* Entries provided *
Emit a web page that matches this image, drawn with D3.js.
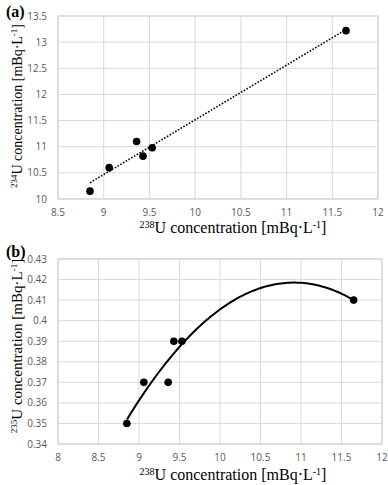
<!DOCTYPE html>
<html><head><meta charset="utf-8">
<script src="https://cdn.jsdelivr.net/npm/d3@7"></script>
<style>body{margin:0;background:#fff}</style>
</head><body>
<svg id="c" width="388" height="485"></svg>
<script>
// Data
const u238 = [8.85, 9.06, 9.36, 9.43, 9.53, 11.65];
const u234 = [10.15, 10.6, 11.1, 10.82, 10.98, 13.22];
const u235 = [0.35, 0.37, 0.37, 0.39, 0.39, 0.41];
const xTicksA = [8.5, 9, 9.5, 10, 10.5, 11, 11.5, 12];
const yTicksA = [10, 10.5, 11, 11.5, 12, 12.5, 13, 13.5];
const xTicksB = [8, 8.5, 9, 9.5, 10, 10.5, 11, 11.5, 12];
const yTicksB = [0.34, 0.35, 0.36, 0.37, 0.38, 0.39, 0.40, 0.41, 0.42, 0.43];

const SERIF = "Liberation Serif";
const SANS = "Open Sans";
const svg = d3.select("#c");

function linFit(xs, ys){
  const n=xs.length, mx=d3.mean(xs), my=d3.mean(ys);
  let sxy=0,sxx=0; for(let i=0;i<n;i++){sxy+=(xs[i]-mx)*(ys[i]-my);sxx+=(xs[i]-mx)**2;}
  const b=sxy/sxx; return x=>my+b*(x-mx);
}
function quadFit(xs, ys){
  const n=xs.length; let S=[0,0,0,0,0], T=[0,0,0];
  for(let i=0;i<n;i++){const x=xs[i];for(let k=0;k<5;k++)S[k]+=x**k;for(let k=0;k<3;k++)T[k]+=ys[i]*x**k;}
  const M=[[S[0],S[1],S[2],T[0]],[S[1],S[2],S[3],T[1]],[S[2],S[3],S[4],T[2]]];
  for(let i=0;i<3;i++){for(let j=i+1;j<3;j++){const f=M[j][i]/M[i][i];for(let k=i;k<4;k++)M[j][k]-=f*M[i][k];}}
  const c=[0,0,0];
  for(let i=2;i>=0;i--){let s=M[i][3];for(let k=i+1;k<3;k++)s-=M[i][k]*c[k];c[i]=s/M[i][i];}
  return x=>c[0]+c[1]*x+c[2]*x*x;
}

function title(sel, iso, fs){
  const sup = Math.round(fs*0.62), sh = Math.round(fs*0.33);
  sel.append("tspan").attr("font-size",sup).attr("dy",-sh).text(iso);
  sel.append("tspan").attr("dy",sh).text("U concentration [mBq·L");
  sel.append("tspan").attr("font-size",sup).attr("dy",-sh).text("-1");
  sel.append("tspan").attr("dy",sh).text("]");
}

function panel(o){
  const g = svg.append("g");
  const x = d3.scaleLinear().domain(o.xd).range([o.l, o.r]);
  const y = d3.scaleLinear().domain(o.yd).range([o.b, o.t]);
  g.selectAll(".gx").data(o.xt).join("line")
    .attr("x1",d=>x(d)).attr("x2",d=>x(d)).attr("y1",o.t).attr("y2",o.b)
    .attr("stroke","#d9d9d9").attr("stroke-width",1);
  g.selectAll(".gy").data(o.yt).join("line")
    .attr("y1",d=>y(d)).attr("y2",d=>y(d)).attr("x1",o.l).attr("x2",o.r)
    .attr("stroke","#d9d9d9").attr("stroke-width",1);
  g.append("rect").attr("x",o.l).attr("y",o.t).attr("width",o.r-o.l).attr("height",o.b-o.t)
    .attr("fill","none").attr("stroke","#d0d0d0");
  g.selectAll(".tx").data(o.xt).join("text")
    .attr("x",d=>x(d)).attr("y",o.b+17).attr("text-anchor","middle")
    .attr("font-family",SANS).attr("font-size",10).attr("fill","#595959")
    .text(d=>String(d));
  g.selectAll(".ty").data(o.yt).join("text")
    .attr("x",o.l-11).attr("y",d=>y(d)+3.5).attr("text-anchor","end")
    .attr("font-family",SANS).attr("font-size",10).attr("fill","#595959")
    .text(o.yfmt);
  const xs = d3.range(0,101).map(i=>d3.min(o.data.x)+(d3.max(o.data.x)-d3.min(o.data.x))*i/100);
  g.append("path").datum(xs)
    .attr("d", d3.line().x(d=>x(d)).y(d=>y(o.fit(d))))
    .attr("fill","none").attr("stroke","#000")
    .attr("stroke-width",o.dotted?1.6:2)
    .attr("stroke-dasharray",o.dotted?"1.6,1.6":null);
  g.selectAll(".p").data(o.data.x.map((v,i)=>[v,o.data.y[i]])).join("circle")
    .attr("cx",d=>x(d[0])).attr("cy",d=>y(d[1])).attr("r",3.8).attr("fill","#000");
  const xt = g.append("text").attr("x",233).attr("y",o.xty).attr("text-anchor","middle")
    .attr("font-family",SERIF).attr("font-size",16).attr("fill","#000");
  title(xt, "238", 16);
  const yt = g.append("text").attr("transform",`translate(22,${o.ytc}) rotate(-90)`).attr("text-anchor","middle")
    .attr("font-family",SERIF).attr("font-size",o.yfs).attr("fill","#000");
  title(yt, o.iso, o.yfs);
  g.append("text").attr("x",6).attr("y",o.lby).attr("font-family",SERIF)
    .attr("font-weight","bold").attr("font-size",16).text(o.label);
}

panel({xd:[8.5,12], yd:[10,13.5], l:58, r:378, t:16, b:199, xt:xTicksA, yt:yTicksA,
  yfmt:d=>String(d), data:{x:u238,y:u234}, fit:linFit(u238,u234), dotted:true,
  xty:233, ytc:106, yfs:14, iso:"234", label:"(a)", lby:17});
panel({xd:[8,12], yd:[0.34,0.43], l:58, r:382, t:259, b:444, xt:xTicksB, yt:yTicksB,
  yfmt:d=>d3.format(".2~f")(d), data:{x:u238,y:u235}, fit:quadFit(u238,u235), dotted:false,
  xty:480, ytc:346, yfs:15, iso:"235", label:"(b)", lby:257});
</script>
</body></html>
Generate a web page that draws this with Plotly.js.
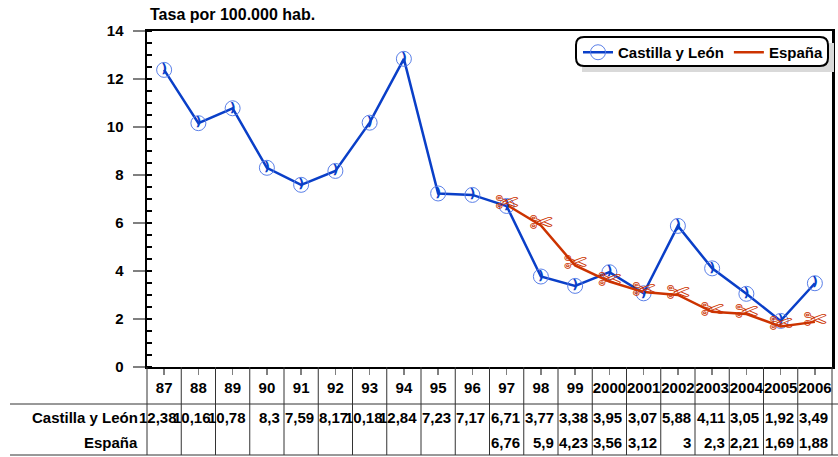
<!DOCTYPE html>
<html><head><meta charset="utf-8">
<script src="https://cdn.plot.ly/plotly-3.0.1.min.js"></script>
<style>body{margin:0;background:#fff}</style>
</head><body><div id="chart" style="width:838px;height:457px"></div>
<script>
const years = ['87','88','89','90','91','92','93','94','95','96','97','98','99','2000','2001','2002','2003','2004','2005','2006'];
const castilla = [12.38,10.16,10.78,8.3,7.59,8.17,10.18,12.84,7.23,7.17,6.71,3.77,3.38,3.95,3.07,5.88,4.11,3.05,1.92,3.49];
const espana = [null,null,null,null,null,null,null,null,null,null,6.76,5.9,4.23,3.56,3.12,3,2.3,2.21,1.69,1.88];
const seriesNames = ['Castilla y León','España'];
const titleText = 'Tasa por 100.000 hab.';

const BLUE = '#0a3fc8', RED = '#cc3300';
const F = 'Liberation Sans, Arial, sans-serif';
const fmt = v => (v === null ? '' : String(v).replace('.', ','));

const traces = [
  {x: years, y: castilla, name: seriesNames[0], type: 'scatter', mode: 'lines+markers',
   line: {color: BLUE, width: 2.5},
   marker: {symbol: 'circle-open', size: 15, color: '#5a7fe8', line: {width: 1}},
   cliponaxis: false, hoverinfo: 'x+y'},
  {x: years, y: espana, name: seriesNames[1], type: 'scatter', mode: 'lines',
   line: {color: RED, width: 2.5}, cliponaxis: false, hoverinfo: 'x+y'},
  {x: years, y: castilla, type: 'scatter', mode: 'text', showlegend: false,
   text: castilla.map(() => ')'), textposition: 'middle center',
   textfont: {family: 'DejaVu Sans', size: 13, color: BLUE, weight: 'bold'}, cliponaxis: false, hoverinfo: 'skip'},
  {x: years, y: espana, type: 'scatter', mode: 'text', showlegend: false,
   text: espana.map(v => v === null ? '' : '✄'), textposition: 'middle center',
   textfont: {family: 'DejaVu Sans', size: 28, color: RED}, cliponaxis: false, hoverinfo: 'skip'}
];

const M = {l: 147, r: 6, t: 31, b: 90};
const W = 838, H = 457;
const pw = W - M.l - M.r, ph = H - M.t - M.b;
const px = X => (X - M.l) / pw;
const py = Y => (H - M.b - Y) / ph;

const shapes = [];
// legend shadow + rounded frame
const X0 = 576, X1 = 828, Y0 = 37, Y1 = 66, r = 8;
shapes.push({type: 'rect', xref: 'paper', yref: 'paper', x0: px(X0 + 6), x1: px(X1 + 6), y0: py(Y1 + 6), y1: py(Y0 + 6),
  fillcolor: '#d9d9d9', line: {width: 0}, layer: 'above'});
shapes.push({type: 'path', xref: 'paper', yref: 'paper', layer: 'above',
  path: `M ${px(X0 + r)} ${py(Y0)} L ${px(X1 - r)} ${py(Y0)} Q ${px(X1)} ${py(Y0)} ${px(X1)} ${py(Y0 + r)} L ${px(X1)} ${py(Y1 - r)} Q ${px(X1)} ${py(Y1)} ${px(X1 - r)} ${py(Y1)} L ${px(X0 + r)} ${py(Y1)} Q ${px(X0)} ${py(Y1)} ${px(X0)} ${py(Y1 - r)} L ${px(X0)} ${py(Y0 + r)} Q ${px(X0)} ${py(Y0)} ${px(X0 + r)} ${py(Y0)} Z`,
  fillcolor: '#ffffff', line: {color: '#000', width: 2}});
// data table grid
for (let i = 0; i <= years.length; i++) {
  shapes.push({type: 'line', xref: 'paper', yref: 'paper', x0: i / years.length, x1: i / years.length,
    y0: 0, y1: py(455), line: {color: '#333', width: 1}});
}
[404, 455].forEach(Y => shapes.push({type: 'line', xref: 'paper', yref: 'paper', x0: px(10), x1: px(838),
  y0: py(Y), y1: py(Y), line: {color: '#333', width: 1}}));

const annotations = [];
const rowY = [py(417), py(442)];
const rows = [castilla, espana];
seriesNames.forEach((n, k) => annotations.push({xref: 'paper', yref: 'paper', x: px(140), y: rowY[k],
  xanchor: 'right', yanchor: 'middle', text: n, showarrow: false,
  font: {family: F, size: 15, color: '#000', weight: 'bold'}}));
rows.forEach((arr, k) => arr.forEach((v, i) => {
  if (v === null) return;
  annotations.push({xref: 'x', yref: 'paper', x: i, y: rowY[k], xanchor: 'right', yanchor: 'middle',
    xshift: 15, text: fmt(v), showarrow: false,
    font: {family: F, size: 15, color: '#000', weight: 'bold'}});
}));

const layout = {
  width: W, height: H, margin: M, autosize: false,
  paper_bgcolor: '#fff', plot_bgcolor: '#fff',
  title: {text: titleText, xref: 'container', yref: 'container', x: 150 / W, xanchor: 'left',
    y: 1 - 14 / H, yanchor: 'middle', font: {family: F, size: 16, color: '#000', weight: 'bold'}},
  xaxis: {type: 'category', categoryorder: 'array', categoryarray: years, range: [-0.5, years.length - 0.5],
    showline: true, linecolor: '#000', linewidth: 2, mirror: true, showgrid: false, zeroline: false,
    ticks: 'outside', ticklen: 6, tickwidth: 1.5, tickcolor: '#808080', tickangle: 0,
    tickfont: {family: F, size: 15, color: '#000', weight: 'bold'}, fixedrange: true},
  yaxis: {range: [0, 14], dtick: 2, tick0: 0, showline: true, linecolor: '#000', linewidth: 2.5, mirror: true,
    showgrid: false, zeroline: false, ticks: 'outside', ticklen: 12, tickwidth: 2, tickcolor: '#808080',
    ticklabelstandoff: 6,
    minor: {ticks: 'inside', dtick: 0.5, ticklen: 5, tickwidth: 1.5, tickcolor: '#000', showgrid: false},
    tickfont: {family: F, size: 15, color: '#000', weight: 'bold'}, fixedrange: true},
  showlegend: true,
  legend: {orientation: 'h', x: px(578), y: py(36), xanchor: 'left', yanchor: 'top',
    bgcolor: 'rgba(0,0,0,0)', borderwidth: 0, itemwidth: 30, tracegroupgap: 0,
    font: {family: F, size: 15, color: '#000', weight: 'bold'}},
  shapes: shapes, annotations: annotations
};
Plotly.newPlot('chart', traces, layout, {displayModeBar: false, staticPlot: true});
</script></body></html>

* What is required *
Go to the line containing "Generate a web" and copy exactly from there through the line containing "const titleText = 'Tasa por 100.000 hab.';", both included, and nothing more. Pictures are excluded.

* Worked solution *
Generate a web page that draws this with Plotly.js.
<!DOCTYPE html>
<html><head><meta charset="utf-8">
<script src="https://cdn.plot.ly/plotly-3.0.1.min.js"></script>
<style>body{margin:0;background:#fff}</style>
</head><body><div id="chart" style="width:838px;height:457px"></div>
<script>
const years = ['87','88','89','90','91','92','93','94','95','96','97','98','99','2000','2001','2002','2003','2004','2005','2006'];
const castilla = [12.38,10.16,10.78,8.3,7.59,8.17,10.18,12.84,7.23,7.17,6.71,3.77,3.38,3.95,3.07,5.88,4.11,3.05,1.92,3.49];
const espana = [null,null,null,null,null,null,null,null,null,null,6.76,5.9,4.23,3.56,3.12,3,2.3,2.21,1.69,1.88];
const seriesNames = ['Castilla y León','España'];
const titleText = 'Tasa por 100.000 hab.';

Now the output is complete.